In Cowan v. Plate Glass Co., 38 Atl. 1075, the supreme court of Pennsylvania held that a creditor of a private business corporation, who had not obtained judgment against it until after appointment of a receiver, on adjudication of its insolvency, to take possession of all its assets, was not entitled to a preference, though his claim was for money advanced to pay wages and freight bills to keep the business running. In discussing the effect of the appointment of the receiver the court said:

“To avoid sacrifice of the assets by executions and sales on many claims, with the attendant costs, the court took possession of the property, that it might be turned into money for equitable distribution among all the creditors, as'they stood on March 19, 1891 (the day the receiver was appointed). If any creditor can, regardless of the change in the situation of the property made on that day, obtain a lien by adverse proceedings against the corporation, then the property is still within corporate dominion, and the decree of the court goes for nothing. The argument leads to a conclusion wholly inconsistent with the very purpose of the receivership. The decided weight ■of authority in regard to common-law receiverships is that, in substance, stated by Tayl. Corp. § 813: ‘Where a judgment has been recovered against a corporation after the appointment of a receiver, it does not give the creditor who has obtained it a preference over other creditors in the distribution of corporate assets.’ ”

And in Temple v. Glasgow, 25 C. C. A. 540, 80 Fed. 441, the circuit court of appeals of the Fourth circuit affirmed the general rule above stated, in holding that judgments against a corporation, obtained between the entry of an order appointing receivers therefor and the approval of the receivers’ bonds, create no lien on the property subject to the receivership. The only cases supporting a contrary doctrine are those where the receiver has been appointed on a bill filed by one partner against his copartner for a dissolution of the partnership, and where such receiver is appointed to hold the property or funds pending such litigation, or where a bill has been filed to foreclose a mortgage given by a corporation upon its property, and a receiver is appointed to provide for the safe-keeping of the property of the corporation and to prevent transfers thereof pending the foreclosure proceedings. In these cases creditors recovering judgments prior to the decree of dissolution or decree of foreclosure and sale have been allowed preferential rights, the judgments becoming liens upon the partnership or corporation assets, and such assets regarded as still belonging to the firm or corporation rather than to the creditors. But that is not the situation in the case at bar. This is not a case of partnership dissolution or for the foreclosure of a mortgage, but of corporate insolvency.
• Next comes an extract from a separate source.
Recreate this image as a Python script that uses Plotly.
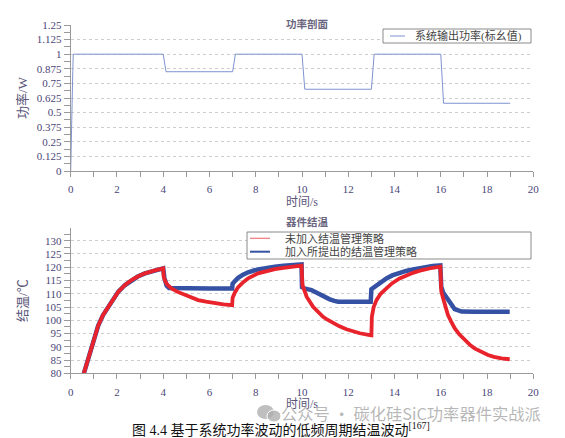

The bill shows that at the time the judgment in favor of the appellants was obtained the property upon which execution was sought was then in the hands of the court for administration and distribution among all the creditors, through its agent, the receiver, and all the creditors of the corporation were under injunction not to inter-meddle with the property in the hands of the receiver. This state of facts does not entitle the appellants to the relief sought.

The judgment of the circuit court is therefore affirmed.